Pero la explicación no proviene del pueblo dedicado a hacer fila frente a los abastos, las farmacias y los bancos, sino de un grupo de analistas y de gentes de la clase media que miran o quieren mirar desde una atalaya supuestamente divorciada de las penalidades populares. Se toman la licencia de explicar la inercia ante las penurias como si estuvieran en capacidad de entenderlas, o quizá con la intención de cubrirlas con un velo disfrazado de comprensión. Así actúa la masa ante el ataque de la dictadura, en una operación distinguida por la inteligencia y la paciencia, dicen y repiten en las redes sociales y en los espacios en los cuales se escucha una voz supuestamente más docta que no quiere ser plañidera porque se siente superior o, más bien, comprensiva desde unas alturas empeñadas en separarse caprichosamente del resto de la sociedad.

¿No hacen lo mismo los dirigentes políticos? Si consideramos su parálisis, o la necesidad de remendar las troneras de su techo con el escudo de la calma chicha de las mayorías de la colectividad, también estamos ante una evidencia de pasividad que no se diferencia de la que tratan de exculpar, de las faltas que quieren estudiar y perdonar desde otra torre de marfil dispuesta solamente a ver la paja en el ancho y largo hombro ajeno. Más que la pasividad, la incuria reina en sus conciliábulos o, mucho peor, la alimenta y multiplica para que se extienda por todos los rincones del mapa una entrega de principios republicanos fundamentales y un abandono de coraje cívico que se erige en explicación primordial de cómo una sociedad no es siquiera capaz de simular decoro frente a sus depredadores o de hacer pataletas ante sus enterradores. La explicación de una dejadez así de panorámica debe encontrar responsabilidades en quienes han pretendido encabezar el trabajo desde las alturas de la oposición.

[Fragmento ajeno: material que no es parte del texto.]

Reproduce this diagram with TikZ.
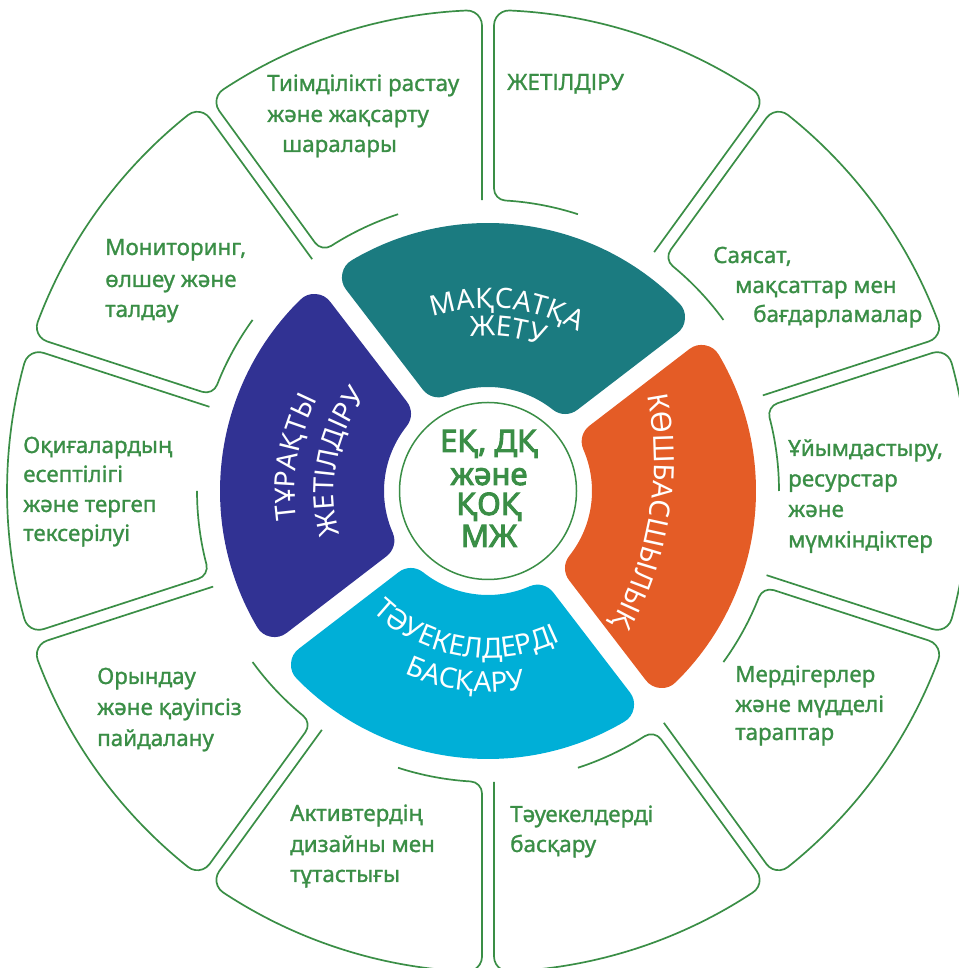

Se da así el predicamento de un vínculo con los verdugos, de un nexo que tolera a los malhechores, de una convivencia anómala con los poderosos que determinan la orientación de la vida sin encontrar trabas de significación, y cuya permanencia solo se explica en el hecho de que nadie ha hecho mayor cosa para detenerlos. O, mucho peor, de que quizá la existencia de la sumisión dependa de la necesidad que tenemos de que exista, del placer que sentimos en la dominación, de lo bien que nos caen las infinitas fórmulas de complicidad, de las ventajas producidas por la posibilidad de escamotear las responsabilidades individuales y colectivas que se deben tomar en situaciones de calamidad. Lo mejor es no tenerlas, dejar que las cosas tomen su cauce ellas solas, porque nadie en el teatro quiere leer sus líneas para actuar luego en consecuencia. ¿No hemos llegado así o llegaremos a un envilecimiento generalizado?